-- Prompt --
Exactly retype the lines from the one containing "Emit a web page" through the one containing "14.0, 14.5, 15.0]"; both ends count, pictures do not.

-- Rows from a dataset of charts and code --
Begin

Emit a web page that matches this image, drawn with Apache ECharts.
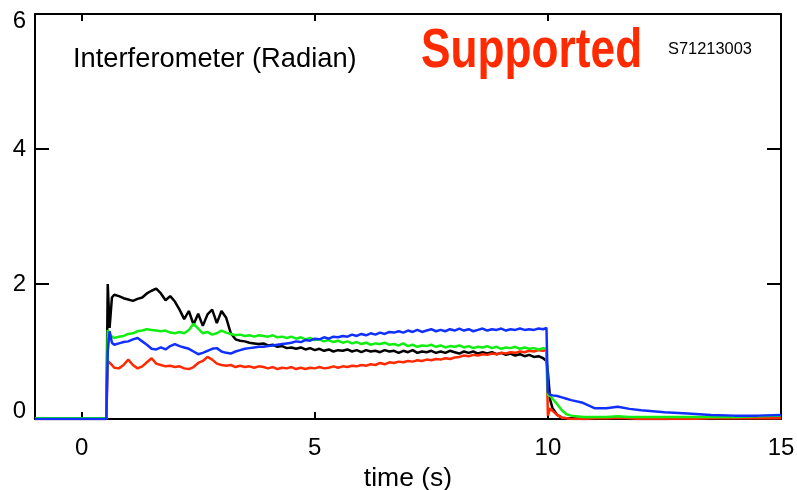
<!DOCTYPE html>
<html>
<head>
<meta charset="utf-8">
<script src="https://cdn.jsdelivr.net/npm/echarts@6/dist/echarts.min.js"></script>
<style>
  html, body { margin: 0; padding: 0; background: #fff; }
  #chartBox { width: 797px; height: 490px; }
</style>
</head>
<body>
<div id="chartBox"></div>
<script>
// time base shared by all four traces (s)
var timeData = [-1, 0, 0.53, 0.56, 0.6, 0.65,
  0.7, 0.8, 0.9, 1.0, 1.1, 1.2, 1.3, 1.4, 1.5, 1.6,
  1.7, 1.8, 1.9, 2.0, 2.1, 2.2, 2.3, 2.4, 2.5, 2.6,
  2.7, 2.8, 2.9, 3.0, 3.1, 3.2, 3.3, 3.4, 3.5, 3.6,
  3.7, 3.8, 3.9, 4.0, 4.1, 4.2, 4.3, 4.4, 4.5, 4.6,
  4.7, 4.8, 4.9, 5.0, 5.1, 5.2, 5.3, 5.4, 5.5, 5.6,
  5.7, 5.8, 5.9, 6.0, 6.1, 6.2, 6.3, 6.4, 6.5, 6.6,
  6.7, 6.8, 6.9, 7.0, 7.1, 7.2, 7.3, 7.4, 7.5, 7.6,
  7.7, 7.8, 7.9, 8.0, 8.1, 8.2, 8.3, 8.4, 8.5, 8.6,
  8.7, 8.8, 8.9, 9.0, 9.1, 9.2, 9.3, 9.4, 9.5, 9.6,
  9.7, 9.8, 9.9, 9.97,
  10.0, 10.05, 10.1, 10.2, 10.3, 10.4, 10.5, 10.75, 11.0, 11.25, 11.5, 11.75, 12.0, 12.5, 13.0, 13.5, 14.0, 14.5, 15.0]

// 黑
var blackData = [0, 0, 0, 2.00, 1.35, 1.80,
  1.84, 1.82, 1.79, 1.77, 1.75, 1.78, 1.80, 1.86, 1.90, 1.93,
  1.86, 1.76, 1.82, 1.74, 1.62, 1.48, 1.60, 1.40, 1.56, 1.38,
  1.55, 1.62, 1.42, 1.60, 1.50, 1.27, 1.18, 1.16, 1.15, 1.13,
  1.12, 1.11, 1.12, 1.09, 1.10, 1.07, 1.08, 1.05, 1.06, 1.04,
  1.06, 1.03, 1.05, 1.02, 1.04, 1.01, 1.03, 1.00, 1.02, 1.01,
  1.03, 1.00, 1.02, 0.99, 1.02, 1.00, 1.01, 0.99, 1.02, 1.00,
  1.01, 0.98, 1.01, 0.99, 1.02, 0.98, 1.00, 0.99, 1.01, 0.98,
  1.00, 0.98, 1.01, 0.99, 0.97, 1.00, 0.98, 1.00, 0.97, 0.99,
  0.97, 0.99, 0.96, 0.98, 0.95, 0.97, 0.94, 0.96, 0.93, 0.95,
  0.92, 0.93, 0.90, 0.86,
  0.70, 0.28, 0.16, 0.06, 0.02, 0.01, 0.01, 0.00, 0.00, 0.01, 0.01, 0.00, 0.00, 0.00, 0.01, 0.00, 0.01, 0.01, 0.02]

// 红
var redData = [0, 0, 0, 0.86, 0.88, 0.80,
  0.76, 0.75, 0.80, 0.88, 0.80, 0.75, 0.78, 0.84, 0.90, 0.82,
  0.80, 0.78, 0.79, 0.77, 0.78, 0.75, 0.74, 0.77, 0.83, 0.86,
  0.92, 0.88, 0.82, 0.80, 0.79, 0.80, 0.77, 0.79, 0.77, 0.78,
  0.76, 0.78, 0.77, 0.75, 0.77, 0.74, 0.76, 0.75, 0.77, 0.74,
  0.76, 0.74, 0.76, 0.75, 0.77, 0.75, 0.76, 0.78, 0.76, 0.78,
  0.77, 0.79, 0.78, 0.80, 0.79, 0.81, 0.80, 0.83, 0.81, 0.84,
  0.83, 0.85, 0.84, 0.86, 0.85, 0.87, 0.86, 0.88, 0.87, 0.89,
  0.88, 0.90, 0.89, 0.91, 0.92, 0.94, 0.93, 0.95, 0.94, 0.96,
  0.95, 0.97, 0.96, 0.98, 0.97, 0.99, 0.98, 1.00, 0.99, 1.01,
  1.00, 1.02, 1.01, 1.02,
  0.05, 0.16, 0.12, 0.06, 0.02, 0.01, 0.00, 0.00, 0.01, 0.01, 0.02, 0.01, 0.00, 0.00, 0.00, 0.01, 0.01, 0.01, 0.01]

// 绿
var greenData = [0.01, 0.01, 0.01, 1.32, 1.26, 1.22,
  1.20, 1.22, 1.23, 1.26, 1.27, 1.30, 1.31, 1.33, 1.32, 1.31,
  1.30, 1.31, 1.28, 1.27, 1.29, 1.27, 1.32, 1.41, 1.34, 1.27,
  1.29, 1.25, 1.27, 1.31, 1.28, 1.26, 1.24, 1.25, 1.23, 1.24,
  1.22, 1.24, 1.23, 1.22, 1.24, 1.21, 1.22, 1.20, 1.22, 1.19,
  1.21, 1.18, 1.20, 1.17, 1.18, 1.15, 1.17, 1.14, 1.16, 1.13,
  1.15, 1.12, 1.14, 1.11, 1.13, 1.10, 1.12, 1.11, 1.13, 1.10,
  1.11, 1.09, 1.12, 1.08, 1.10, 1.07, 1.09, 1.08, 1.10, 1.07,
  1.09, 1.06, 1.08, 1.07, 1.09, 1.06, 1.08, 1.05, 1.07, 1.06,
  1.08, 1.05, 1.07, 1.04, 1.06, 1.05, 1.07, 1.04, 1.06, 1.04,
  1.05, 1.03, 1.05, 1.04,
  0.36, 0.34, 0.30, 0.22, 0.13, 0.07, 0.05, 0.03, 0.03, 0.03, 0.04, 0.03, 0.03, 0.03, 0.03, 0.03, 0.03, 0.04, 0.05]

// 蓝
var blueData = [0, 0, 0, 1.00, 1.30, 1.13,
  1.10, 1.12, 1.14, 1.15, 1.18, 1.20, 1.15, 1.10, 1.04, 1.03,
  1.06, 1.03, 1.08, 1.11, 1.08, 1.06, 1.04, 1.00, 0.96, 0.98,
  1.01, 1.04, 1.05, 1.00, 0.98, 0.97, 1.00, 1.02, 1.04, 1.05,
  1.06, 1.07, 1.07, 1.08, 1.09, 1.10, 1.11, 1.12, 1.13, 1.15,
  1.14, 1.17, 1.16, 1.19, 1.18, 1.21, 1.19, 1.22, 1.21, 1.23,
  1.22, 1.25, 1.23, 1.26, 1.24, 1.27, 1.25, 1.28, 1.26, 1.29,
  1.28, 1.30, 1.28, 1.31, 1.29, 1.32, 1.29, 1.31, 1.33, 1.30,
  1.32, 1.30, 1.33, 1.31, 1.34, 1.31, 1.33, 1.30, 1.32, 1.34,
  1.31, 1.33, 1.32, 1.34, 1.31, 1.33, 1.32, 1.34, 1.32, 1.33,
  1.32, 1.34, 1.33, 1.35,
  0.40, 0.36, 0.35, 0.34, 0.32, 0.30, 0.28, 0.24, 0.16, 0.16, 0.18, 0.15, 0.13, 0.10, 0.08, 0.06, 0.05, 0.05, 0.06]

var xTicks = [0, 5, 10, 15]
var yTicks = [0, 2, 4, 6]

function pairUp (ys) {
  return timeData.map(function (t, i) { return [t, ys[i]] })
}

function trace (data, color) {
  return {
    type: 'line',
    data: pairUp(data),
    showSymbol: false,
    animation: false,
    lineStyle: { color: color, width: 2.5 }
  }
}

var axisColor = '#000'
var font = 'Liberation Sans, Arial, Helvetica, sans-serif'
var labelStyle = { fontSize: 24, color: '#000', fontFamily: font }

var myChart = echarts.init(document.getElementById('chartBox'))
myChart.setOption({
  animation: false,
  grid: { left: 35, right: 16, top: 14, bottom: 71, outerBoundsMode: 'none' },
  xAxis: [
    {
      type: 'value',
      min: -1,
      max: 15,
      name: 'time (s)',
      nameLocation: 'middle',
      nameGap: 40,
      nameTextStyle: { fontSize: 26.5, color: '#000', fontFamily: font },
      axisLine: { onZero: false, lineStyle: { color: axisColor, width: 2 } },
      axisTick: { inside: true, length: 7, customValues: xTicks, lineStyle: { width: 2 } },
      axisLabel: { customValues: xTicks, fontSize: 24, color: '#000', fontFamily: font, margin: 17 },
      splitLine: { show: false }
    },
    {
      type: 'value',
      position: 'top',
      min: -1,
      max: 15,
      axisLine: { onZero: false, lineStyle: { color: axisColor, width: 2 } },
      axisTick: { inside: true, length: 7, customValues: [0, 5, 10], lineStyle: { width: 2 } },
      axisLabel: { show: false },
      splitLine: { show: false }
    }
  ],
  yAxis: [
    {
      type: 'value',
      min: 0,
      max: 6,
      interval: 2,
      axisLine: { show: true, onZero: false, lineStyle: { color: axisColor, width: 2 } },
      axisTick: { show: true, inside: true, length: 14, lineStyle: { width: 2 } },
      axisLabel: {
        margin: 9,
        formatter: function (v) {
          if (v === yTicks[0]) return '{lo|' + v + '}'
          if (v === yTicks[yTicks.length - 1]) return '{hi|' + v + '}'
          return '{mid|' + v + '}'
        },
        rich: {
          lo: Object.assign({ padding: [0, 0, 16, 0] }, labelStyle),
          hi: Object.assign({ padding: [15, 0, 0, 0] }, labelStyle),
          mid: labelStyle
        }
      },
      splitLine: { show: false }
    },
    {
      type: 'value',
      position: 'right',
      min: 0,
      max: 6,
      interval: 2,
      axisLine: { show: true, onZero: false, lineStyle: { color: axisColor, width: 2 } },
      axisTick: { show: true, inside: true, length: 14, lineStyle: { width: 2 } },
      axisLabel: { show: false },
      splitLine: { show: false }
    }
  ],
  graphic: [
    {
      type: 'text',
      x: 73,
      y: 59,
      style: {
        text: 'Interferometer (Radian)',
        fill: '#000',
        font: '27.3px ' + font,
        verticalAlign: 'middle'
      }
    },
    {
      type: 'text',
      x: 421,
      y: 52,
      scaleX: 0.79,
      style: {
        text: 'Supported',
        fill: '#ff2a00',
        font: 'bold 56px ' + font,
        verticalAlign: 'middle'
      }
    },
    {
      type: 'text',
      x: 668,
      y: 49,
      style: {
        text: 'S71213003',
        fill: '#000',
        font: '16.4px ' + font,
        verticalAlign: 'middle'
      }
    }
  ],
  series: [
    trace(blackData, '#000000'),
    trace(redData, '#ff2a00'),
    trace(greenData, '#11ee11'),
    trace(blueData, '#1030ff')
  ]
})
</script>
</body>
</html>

End
Begin

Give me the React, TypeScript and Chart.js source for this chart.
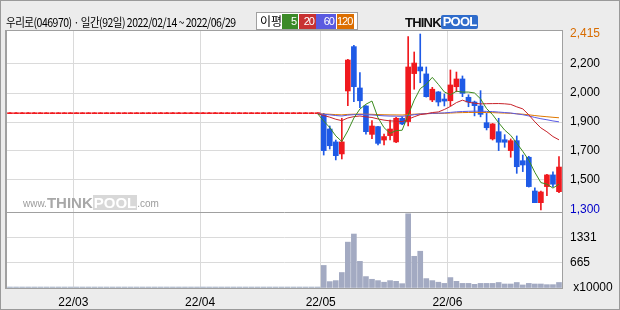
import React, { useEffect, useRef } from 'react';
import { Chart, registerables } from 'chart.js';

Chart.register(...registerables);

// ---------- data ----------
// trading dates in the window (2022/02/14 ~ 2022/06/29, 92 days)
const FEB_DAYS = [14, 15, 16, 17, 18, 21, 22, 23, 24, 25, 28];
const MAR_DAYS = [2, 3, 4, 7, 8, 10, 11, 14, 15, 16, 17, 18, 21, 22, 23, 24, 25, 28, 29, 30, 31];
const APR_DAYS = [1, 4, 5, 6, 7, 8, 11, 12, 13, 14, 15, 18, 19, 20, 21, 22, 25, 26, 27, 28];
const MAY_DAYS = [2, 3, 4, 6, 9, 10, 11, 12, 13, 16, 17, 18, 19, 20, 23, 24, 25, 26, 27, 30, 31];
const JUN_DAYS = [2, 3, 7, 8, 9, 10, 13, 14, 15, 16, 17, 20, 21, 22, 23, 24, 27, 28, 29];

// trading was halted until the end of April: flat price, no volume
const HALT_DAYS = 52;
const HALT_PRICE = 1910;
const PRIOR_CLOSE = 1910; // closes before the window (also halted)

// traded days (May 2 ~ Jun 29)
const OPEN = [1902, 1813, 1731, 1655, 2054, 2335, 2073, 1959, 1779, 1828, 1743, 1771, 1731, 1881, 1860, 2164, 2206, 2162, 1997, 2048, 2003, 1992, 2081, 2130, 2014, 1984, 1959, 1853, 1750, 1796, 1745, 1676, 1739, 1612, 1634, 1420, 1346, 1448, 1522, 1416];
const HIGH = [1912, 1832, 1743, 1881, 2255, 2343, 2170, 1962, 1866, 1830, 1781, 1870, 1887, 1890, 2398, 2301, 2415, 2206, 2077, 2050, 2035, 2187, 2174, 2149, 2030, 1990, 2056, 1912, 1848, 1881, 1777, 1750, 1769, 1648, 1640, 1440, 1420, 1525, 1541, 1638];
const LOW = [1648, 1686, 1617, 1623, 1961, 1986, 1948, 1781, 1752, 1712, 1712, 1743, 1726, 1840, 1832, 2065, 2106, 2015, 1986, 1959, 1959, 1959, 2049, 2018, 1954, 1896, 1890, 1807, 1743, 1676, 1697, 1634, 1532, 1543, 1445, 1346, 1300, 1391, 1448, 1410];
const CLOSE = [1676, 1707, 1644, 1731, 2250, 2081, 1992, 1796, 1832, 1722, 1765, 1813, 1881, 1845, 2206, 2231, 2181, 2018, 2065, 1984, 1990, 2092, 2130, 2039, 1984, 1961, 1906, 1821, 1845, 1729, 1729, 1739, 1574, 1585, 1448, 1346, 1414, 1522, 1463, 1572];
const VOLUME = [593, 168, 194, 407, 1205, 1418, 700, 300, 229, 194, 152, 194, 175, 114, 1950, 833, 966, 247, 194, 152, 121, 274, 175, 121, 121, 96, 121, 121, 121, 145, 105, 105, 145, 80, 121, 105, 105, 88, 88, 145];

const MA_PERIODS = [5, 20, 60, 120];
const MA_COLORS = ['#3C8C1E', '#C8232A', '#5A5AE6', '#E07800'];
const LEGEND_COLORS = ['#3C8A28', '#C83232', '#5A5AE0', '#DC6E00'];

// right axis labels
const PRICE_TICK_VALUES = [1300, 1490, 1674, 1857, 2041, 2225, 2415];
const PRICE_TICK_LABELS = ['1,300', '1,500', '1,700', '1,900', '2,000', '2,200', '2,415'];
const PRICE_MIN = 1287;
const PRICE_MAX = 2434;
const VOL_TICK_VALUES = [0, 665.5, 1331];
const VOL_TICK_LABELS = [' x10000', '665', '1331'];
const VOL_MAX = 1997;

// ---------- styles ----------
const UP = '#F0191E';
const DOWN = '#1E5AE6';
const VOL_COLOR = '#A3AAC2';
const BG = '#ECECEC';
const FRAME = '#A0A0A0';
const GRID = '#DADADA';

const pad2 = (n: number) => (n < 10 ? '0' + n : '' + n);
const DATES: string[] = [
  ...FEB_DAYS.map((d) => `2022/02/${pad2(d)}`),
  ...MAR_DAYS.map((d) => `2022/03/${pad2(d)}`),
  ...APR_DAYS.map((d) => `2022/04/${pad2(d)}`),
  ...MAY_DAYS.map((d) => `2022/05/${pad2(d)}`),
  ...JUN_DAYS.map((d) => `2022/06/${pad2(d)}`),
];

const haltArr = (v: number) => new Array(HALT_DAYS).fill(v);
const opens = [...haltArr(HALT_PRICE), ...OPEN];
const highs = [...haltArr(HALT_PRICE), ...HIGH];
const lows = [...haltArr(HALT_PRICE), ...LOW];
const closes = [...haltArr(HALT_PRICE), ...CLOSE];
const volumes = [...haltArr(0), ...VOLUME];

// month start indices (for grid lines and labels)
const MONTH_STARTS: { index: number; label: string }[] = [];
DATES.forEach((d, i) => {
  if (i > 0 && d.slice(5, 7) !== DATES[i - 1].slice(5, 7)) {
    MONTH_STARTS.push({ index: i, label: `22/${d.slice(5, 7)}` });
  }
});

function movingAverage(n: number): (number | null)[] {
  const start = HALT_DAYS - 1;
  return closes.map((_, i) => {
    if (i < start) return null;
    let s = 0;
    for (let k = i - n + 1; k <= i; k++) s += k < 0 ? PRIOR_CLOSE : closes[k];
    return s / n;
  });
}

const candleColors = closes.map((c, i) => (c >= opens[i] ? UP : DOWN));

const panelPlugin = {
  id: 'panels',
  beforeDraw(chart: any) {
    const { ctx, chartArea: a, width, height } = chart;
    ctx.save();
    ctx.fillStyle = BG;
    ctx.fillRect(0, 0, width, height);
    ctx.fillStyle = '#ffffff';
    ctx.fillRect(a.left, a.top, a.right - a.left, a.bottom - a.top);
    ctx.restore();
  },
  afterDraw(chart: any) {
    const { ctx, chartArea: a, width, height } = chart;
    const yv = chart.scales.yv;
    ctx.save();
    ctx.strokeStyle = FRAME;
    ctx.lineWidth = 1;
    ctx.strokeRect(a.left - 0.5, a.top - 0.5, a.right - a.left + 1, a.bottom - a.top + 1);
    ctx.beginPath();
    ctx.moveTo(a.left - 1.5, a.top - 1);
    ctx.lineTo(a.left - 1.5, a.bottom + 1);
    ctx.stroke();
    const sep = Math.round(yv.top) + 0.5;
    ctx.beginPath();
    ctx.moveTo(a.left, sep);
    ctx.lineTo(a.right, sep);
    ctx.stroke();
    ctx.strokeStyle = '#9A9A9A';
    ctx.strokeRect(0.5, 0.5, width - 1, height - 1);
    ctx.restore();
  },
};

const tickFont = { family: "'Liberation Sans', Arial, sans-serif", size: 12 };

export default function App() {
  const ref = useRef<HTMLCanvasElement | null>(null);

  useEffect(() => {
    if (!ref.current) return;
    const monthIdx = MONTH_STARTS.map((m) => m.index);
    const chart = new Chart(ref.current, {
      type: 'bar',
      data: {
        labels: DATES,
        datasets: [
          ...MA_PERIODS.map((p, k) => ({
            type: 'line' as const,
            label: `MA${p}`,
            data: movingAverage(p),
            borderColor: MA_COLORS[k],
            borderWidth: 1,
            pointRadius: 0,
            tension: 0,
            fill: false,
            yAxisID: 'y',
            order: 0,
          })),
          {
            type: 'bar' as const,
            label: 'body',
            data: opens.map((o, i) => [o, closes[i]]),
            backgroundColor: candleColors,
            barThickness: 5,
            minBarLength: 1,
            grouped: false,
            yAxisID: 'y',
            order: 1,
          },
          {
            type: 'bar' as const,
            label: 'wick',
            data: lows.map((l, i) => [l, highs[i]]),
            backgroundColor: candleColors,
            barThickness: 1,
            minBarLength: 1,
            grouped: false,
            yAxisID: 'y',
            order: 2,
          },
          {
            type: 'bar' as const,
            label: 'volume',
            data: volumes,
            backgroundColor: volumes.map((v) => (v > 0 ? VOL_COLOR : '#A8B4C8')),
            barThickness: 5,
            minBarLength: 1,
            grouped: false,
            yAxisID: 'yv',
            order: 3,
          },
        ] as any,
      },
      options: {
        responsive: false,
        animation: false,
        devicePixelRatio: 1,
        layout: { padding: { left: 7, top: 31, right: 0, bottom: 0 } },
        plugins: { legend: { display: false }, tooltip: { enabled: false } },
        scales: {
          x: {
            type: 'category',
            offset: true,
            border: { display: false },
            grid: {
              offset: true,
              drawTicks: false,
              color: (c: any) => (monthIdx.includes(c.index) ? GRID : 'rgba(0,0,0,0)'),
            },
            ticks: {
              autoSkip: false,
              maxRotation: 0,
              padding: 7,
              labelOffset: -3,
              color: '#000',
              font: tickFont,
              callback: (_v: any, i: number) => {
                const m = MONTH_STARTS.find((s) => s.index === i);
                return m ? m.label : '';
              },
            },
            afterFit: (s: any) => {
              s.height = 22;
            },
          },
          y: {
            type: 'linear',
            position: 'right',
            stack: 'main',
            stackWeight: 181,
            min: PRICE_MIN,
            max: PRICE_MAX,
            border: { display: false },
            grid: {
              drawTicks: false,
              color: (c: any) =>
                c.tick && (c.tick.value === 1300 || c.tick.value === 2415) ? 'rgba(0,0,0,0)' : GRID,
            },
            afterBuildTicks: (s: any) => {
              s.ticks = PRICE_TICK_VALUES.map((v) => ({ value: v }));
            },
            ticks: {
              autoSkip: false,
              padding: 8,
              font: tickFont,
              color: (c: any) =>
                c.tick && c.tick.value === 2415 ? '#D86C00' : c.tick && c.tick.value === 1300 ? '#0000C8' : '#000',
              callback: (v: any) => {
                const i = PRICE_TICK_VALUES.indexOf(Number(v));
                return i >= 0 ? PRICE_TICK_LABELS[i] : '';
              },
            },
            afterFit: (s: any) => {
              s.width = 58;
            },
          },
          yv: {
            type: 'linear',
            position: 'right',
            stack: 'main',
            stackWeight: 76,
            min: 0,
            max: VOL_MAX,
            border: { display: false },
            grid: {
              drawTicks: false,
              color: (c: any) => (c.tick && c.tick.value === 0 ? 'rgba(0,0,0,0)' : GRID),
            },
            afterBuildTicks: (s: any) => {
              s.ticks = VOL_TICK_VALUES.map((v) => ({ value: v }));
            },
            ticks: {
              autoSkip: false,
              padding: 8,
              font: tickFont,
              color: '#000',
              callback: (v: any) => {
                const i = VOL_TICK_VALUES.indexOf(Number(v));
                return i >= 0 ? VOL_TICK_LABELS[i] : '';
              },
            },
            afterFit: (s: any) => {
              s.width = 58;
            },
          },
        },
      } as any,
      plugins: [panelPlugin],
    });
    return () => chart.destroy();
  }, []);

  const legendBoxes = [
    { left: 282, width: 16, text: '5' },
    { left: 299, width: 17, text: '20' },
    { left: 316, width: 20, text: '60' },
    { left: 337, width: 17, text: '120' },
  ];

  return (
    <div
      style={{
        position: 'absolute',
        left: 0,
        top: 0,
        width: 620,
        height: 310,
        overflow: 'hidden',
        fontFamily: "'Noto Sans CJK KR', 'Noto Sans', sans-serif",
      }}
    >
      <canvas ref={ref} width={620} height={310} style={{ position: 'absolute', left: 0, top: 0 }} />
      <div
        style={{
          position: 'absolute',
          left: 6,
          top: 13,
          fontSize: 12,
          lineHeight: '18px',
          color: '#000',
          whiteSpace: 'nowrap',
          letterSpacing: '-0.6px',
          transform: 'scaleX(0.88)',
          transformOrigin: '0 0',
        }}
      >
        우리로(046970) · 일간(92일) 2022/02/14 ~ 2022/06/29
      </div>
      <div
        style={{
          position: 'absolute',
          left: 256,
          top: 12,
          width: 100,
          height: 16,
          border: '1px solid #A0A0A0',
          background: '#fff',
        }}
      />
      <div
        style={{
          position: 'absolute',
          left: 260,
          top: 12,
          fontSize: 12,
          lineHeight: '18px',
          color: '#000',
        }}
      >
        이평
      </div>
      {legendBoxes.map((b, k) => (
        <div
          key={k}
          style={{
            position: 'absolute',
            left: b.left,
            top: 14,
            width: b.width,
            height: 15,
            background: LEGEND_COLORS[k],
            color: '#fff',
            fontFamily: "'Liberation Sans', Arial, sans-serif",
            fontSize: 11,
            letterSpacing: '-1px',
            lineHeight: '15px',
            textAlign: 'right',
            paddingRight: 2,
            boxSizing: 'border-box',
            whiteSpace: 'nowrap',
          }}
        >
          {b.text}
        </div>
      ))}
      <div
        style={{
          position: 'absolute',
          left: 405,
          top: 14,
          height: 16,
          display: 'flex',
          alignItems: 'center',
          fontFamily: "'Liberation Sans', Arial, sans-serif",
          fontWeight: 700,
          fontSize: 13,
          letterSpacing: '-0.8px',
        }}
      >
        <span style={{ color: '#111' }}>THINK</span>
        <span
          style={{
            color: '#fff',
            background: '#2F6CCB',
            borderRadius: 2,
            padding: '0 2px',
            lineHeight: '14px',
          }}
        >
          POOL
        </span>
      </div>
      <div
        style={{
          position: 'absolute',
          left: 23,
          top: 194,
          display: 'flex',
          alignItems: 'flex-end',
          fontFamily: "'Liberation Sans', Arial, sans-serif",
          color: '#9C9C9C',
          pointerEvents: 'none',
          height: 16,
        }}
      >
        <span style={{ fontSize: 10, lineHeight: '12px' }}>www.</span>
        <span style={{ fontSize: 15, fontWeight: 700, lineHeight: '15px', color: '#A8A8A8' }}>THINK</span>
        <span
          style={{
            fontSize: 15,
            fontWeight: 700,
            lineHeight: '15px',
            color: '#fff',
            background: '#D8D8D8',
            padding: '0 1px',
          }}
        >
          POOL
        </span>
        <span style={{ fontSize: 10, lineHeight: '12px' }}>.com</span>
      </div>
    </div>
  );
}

End

-- Exercise answer --
Emit a web page that matches this image, drawn with Apache ECharts.
<!DOCTYPE html>
<html>
<head>
<meta charset="utf-8">
<script src="https://cdn.jsdelivr.net/npm/echarts@6/dist/echarts.min.js"></script>
<style>
  html, body { margin: 0; padding: 0; background: #fff; }
  #chartBox { width: 797px; height: 490px; }
</style>
</head>
<body>
<div id="chartBox"></div>
<script>
// time base shared by all four traces (s)
var timeData = [-1, 0, 0.53, 0.56, 0.6, 0.65,
  0.7, 0.8, 0.9, 1.0, 1.1, 1.2, 1.3, 1.4, 1.5, 1.6,
  1.7, 1.8, 1.9, 2.0, 2.1, 2.2, 2.3, 2.4, 2.5, 2.6,
  2.7, 2.8, 2.9, 3.0, 3.1, 3.2, 3.3, 3.4, 3.5, 3.6,
  3.7, 3.8, 3.9, 4.0, 4.1, 4.2, 4.3, 4.4, 4.5, 4.6,
  4.7, 4.8, 4.9, 5.0, 5.1, 5.2, 5.3, 5.4, 5.5, 5.6,
  5.7, 5.8, 5.9, 6.0, 6.1, 6.2, 6.3, 6.4, 6.5, 6.6,
  6.7, 6.8, 6.9, 7.0, 7.1, 7.2, 7.3, 7.4, 7.5, 7.6,
  7.7, 7.8, 7.9, 8.0, 8.1, 8.2, 8.3, 8.4, 8.5, 8.6,
  8.7, 8.8, 8.9, 9.0, 9.1, 9.2, 9.3, 9.4, 9.5, 9.6,
  9.7, 9.8, 9.9, 9.97,
  10.0, 10.05, 10.1, 10.2, 10.3, 10.4, 10.5, 10.75, 11.0, 11.25, 11.5, 11.75, 12.0, 12.5, 13.0, 13.5, 14.0, 14.5, 15.0]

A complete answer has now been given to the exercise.